BIOSes generally don't care about partitioning (There are a few broken ones that do).
What they care about is that the bootblock is the first sector of the disk, and that's possible within GPT.

After the bootblock is loaded, BIOS only answers requests for sector reads, and supports up to 128PiB there.

Reply Score: 1

RE[2]: Comment by darknexus
by looncraz on Sun 27th Feb 2011 04:35 UTC in reply to "RE: Comment by darknexus"
looncraz Member since:
2005-07-24

The only thing worse than the BIOS is UEFI.
Yeah, I want big-content spyware (DRM et al) running _underneath_ my OS with full access to the network.

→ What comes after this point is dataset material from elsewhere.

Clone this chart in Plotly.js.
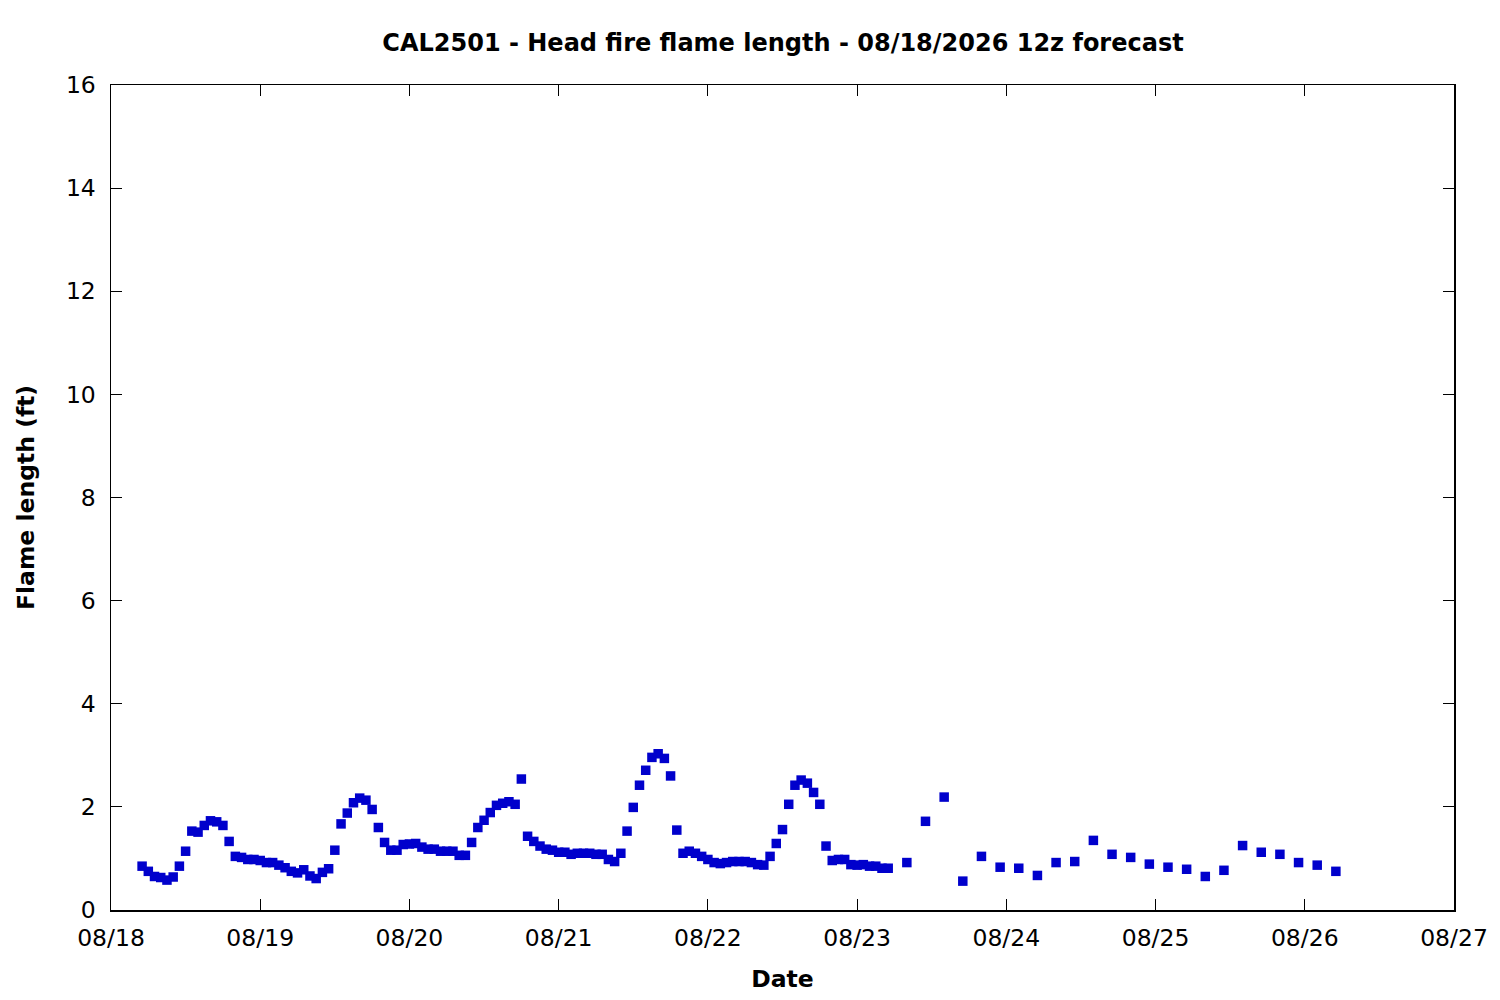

Here we find some common ground. UEFI scares me. That much power that close to the hardware is a very dangerous consideration.

The more standardized the interface the more simple it is to exploit.

That said, any UEFI implementation that I would care to use would provide me with full unfettered access to the ROM and would provide a hardware-based lock-out ( a jumper ). That way I could have the best of all worlds, an extremely powerful BIOS replacement, and the security of an immutable UEFI configuration.

UEFI also has what appears to be a nice test suite... ;-)

--The loon

Reply Score: 2

RE: Comment by darknexus
by Neolander on Sun 27th Feb 2011 10:15 UTC in reply to "Comment by darknexus"
Neolander Member since:
2010-03-08

Are you so eager to replace an open but messy standard with a standard that'll be just as messy in the long run but is also a patent minefield as a bonus feature ?

Reply Score: 1

this should help the CoreBoot team
by dacresni on Sun 27th Feb 2011 02:50 UTC
dacresni
Member since:
2009-08-26

hopefully. I might just play around with it now.